■ What this task involves ■
Reproduce exactly the lines below, from the first one through the line containing "-- (298,866) -- (272.4,790.3)", and omit any pictures.
# # # # #
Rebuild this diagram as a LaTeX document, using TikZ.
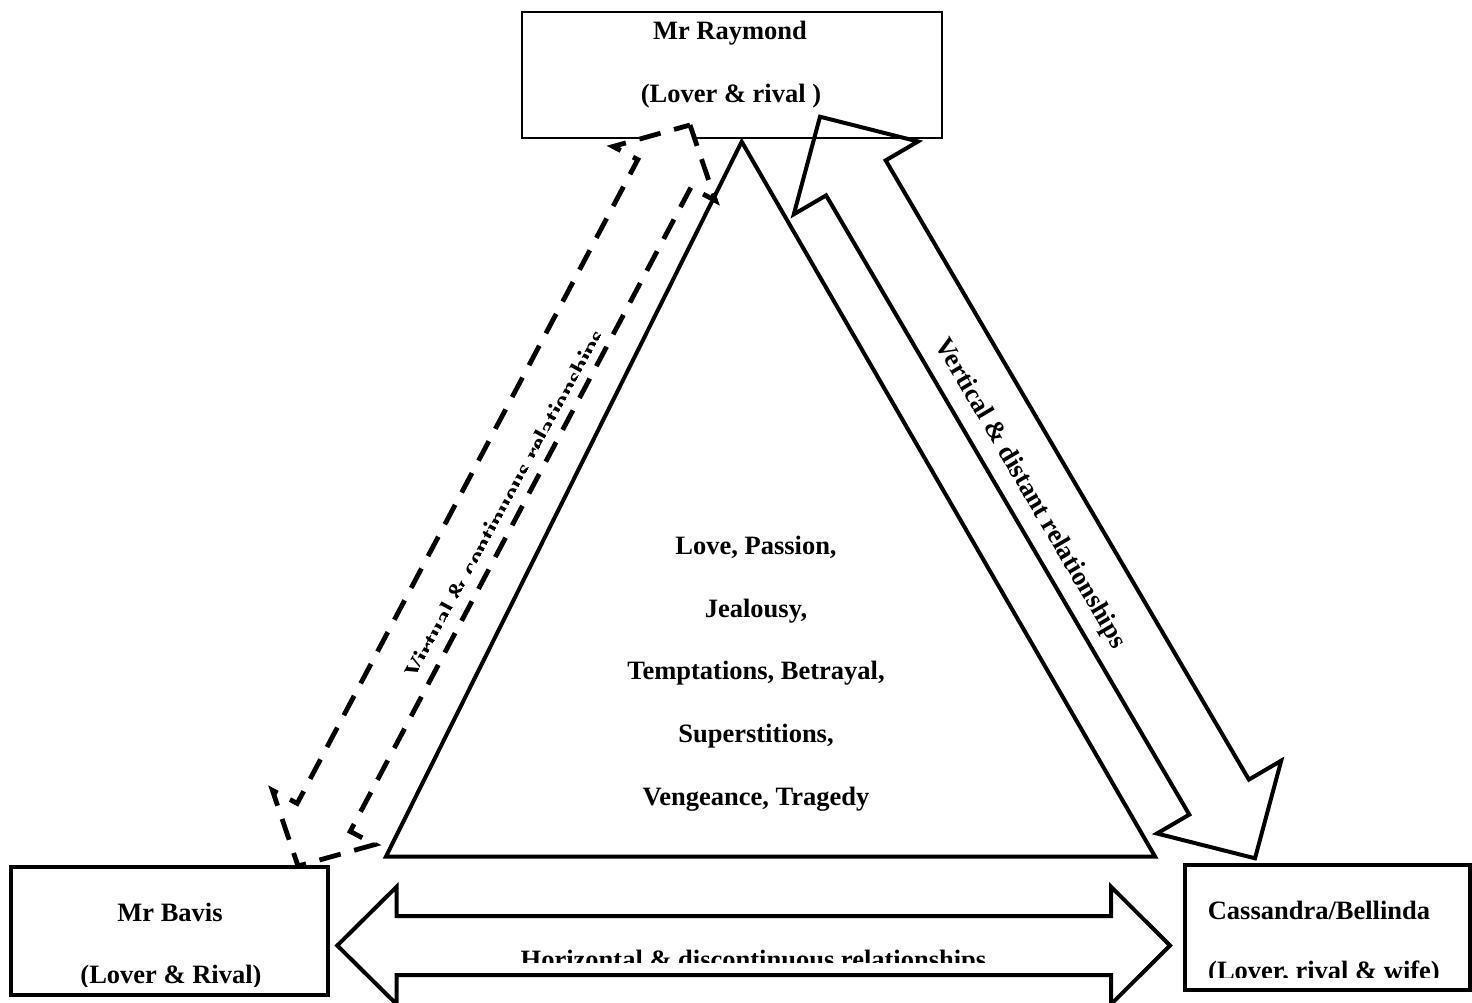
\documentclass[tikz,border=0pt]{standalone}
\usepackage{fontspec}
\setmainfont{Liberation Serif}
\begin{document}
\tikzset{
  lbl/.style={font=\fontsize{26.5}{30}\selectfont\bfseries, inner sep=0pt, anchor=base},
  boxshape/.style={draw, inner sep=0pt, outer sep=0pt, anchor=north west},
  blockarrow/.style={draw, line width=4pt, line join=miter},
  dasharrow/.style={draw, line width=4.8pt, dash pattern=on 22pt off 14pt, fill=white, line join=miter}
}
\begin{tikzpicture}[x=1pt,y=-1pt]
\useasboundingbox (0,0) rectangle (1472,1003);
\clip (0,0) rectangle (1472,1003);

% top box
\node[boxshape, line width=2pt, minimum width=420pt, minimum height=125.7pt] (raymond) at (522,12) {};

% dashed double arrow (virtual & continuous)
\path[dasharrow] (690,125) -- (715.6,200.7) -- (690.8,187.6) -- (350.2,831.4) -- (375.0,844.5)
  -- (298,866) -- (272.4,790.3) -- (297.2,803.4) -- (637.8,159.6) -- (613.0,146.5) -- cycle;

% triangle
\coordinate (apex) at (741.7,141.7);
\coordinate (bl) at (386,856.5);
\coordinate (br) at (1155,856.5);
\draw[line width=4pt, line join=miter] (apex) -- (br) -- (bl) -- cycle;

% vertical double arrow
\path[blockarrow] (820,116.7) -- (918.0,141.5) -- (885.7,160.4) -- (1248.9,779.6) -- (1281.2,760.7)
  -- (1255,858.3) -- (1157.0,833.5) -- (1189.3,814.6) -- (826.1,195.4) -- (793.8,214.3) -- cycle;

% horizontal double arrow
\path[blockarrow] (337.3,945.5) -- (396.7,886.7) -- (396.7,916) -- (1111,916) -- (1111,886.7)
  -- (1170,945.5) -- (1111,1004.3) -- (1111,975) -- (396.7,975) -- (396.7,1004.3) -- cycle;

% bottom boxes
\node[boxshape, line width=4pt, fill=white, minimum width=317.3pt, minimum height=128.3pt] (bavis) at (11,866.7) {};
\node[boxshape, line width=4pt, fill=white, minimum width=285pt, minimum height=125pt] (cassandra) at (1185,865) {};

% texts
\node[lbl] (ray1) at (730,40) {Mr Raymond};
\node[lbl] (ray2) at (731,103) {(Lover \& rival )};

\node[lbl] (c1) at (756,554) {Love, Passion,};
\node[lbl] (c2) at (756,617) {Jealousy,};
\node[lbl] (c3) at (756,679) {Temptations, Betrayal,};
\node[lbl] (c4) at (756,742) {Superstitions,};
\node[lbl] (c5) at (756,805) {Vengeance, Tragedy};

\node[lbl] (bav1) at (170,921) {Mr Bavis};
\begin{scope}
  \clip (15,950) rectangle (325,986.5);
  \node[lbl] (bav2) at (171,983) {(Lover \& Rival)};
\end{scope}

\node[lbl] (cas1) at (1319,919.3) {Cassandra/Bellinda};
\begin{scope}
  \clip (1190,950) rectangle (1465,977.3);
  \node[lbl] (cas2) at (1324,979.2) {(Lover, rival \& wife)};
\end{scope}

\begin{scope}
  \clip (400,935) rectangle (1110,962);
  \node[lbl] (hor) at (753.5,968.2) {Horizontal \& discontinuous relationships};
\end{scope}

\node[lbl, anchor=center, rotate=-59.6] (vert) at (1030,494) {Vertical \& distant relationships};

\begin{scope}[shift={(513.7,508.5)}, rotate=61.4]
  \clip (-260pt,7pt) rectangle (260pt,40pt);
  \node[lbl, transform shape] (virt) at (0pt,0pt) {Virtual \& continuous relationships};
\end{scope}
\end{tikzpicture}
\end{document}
# # # # #
■ Solution for this problem ■
Rebuild this diagram as a LaTeX document, using TikZ.
\documentclass[tikz,border=0pt]{standalone}
\usepackage{fontspec}
\setmainfont{Liberation Serif}
\begin{document}
\tikzset{
  lbl/.style={font=\fontsize{26.5}{30}\selectfont\bfseries, inner sep=0pt, anchor=base},
  boxshape/.style={draw, inner sep=0pt, outer sep=0pt, anchor=north west},
  blockarrow/.style={draw, line width=4pt, line join=miter},
  dasharrow/.style={draw, line width=4.8pt, dash pattern=on 22pt off 14pt, fill=white, line join=miter}
}
\begin{tikzpicture}[x=1pt,y=-1pt]
\useasboundingbox (0,0) rectangle (1472,1003);
\clip (0,0) rectangle (1472,1003);

% top box
\node[boxshape, line width=2pt, minimum width=420pt, minimum height=125.7pt] (raymond) at (522,12) {};

% dashed double arrow (virtual & continuous)
\path[dasharrow] (690,125) -- (715.6,200.7) -- (690.8,187.6) -- (350.2,831.4) -- (375.0,844.5)
  -- (298,866) -- (272.4,790.3) -- (297.2,803.4) -- (637.8,159.6) -- (613.0,146.5) -- cycle;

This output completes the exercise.